— Ну вот и хорошо, что так получилось, пусть себе на воле летает, — проговорил Николай Дмитриевич.
— А все-таки, Коля, давай спрячемся, чтобы он нас не нашел.
Томины быстро спрятались в овраге и, пригнувшись, по зарослям пробирались домой.
Вот они вышли из оврага. И…
Дрозд, умостившись на плечо Николая Дмитриевича, еще громче закричал:
— Тю-тичи, тю-тичи!
— Ну разве от такого подлеца отделаешься? — проговорил Николай Дмитриевич.
После переезда Томиных в город, дрозд часто прилетал на старую квартиру и требовал:
— Тю-тичи! Тю-тичи!
Но окно не открывалось…
Томина вызвали в штаб округа и предложили поехать учиться.
«31 августа 1923 года. Лагерь на Оби. Сегодня прощался с бригадой. Разинцы преподнесли мне адрес».
В личном деле Томина добавилась еще одна аттестация.

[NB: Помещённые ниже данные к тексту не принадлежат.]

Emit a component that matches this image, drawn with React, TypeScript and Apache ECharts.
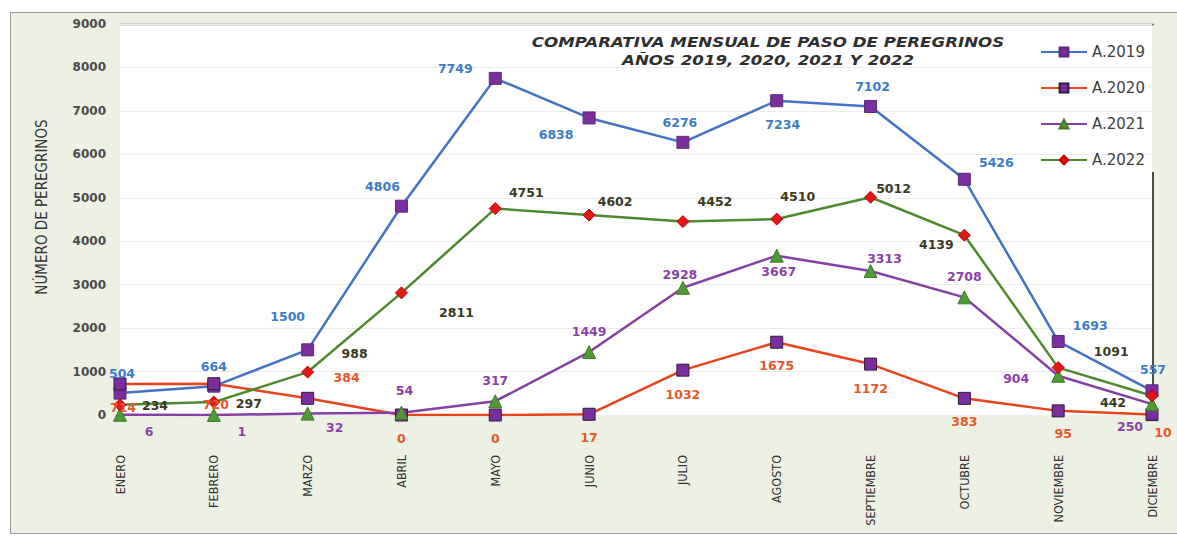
import { useEffect, useRef } from "react";
import * as echarts from "echarts";

const MONTHS = ["ENERO", "FEBRERO", "MARZO", "ABRIL", "MAYO", "JUNIO", "JULIO", "AGOSTO", "SEPTIEMBRE", "OCTUBRE", "NOVIEMBRE", "DICIEMBRE"];
const A2019 = [504, 664, 1500, 4806, 7749, 6838, 6276, 7234, 7102, 5426, 1693, 557];
const A2020 = [714, 720, 384, 0, 0, 17, 1032, 1675, 1172, 383, 95, 10];
const A2021 = [6, 1, 32, 54, 317, 1449, 2928, 3667, 3313, 2708, 904, 250];
const A2022 = [234, 297, 988, 2811, 4751, 4602, 4452, 4510, 5012, 4139, 1091, 442];
const SERIES_NAMES = ["A.2019", "A.2020", "A.2021", "A.2022"];
const Y_MIN = 0;
const Y_MAX = 9000;
const Y_STEP = 1000;
const TITLE_1 = "COMPARATIVA MENSUAL DE PASO DE PEREGRINOS";
const TITLE_2 = "AÑOS 2019, 2020, 2021 Y 2022";
const Y_NAME = "NÚMERO DE PEREGRINOS";

// label placement (layout only)
const OFF_2019 = [[2, -20], [0, -20], [-20, -33], [-19, -20], [-40, -10], [-33, 17], [-3, -20], [6, 24], [2, -20], [32, -17], [32, -16], [1, -21]];
const OFF_2020 = [[3, 24], [2, 21], [39, -21], [0, 23], [0, 23], [0, 23], [0, 24], [0, 23], [0, 24], [0, 23], [5, 23], [11, 18]];
const OFF_2021 = [[29, 17], [28, 17], [27, 14], [3, -22], [0, -21], [0, -21], [-3, -13], [2, 16], [14, -13], [0, -21], [-42, 3], [-22, 22]];
const OFF_2022 = [[35, 1], [35, 1], [47, -19], [55, 20], [31, -16], [26, -14], [32, -20], [21, -23], [23, -9], [-28, 9], [53, -16], [-39, 7]];

const NARROW = "'Liberation Sans Narrow', 'DejaVu Sans Condensed', 'Liberation Sans', sans-serif";
const DV = "'DejaVu Sans', sans-serif";

function mkSeries(name: string, values: number[], offs: number[][], lineColor: string, symbol: string, symColor: string, symBorder: string, labelColor: string, size: number) {
  return {
    type: "line",
    name,
    data: values.map((v, i) => ({ value: v, label: { offset: offs[i] } })),
    symbol,
    symbolSize: size,
    lineStyle: { color: lineColor, width: 2.5 },
    itemStyle: { color: symColor, borderColor: symBorder, borderWidth: 1 },
    label: {
      show: true,
      position: "inside",
      color: labelColor,
      fontFamily: DV,
      fontWeight: "bold",
      fontSize: 12.5,
    },
    emphasis: { disabled: true },
  };
}

export default function App() {
  const ref = useRef<HTMLDivElement>(null);
  useEffect(() => {
    if (!ref.current) return;
    const chart = echarts.init(ref.current, null, { renderer: "svg" });
    chart.setOption({
      animation: false,
      grid: { left: 120, right: 25, top: 24, bottom: 121, show: true, backgroundColor: "#ffffff", borderWidth: 0 },
      legend: {
        orient: "vertical",
        left: 1035,
        top: 39,
        itemWidth: 46,
        itemHeight: 11,
        itemGap: 20,
        selectedMode: false,
        data: SERIES_NAMES,
        textStyle: { fontFamily: DV, fontSize: 15, color: "#404040", lineHeight: 16 },
      },
      xAxis: {
        type: "category",
        data: MONTHS,
        boundaryGap: false,
        axisLine: { show: false },
        axisTick: { show: false },
        splitLine: { show: false },
        axisLabel: { rotate: 90, margin: 40, fontFamily: NARROW, fontSize: 12.5, color: "#333" },
      },
      yAxis: {
        type: "value",
        min: Y_MIN,
        max: Y_MAX,
        interval: Y_STEP,
        axisLine: { show: false },
        axisTick: { show: false },
        splitLine: { lineStyle: { color: "#ececec", width: 1 } },
        axisLabel: { margin: 14, fontFamily: DV, fontWeight: "bold", fontSize: 12, color: "#4a4a4a", formatter: (v: number) => String(v) },
      },
      graphic: [
        {
          type: "text",
          x: 768,
          y: 42,
          scaleX: 1.19,
          style: { text: TITLE_1, fontFamily: DV, fontWeight: "bold", fontStyle: "italic", fontSize: 14, fill: "#2f2f2f", align: "center", verticalAlign: "middle" },
        },
        {
          type: "text",
          x: 768,
          y: 60,
          scaleX: 1.19,
          style: { text: TITLE_2, fontFamily: DV, fontWeight: "bold", fontStyle: "italic", fontSize: 14, fill: "#2f2f2f", align: "center", verticalAlign: "middle" },
        },
        {
          type: "text",
          x: 42,
          y: 207,
          rotation: Math.PI / 2,
          style: { text: Y_NAME, fontFamily: NARROW, fontSize: 15, fill: "#333", align: "center", verticalAlign: "middle" },
        },
        { type: "line", shape: { x1: 120, y1: 24.5, x2: 1154, y2: 24.5 }, style: { stroke: "#707070", lineWidth: 1.5 } },
        { type: "line", shape: { x1: 1153, y1: 172, x2: 1153, y2: 400 }, style: { stroke: "#4a4a4a", lineWidth: 2 } },
      ],
      series: [
        mkSeries(SERIES_NAMES[0], A2019, OFF_2019, "#4472c4", "rect", "#7b2f9e", "#5a2a7a", "#3d7cc9", 12),
        mkSeries(SERIES_NAMES[1], A2020, OFF_2020, "#e8441c", "rect", "#7b2f9e", "#2e1a3a", "#e8562a", 12),
        mkSeries(SERIES_NAMES[2], A2021, OFF_2021, "#8440a4", "triangle", "#4f9a34", "#3f7a2a", "#8b3fa8", 13),
        mkSeries(SERIES_NAMES[3], A2022, OFF_2022, "#4e8a2c", "diamond", "#e01818", "#c00000", "#3a3a24", 12),
      ],
    });
    return () => chart.dispose();
  }, []);
  return (
    <div style={{ position: "absolute", left: 0, top: 0, width: 1177, height: 536, background: "#ffffff", overflow: "hidden" }}>
      <div style={{ position: "absolute", left: 10, top: 12, width: 1180, height: 520, background: "#edf1e3", border: "1px solid #9a9a9a" }} />
      <div ref={ref} style={{ position: "absolute", left: 0, top: 0, width: 1177, height: 536 }} />
    </div>
  );
}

«Тов. Томин за время совместной службы показал себя чрезвычайно энергичным и настойчивым работником. Хотя и не имеет военного образования, но за время службы на ответственных должностях приобрел большой практический опыт. Систематичен и расчетлив в работе. Правильно и быстро схватывает обстановку. Прямой, не стесняется говорить правду в глаза, что часто вызывает недоброжелательное к нему отношение. Болезненно самолюбив, но в своих ошибках сознается. К подчиненным строг, но справедлив, хороший товарищ. Работает над расширением как военного, так и общего кругозора. Недостаток общеобразовательного ценза восполняется природным умом. Трезв и безупречно честен. Предан делу революции. Политически удовлетворительно развит. Состояние здоровья хорошее. Как командир для Красной Армии чрезвычайно ценен. Желательно командирование на Военно-академические курсы высшего комсостава РККА для получения теоретических знаний. Занимаемой должности соответствует.
С Москвой у Томина связано многое. Суровой зимой 1921 года по заснеженным улицам столицы он вез на санках своего больного друга Колю Власова. Здесь в мае 1921 года получил назначение на борьбу с антоновщиной. И вот он вновь в Москве на учебе.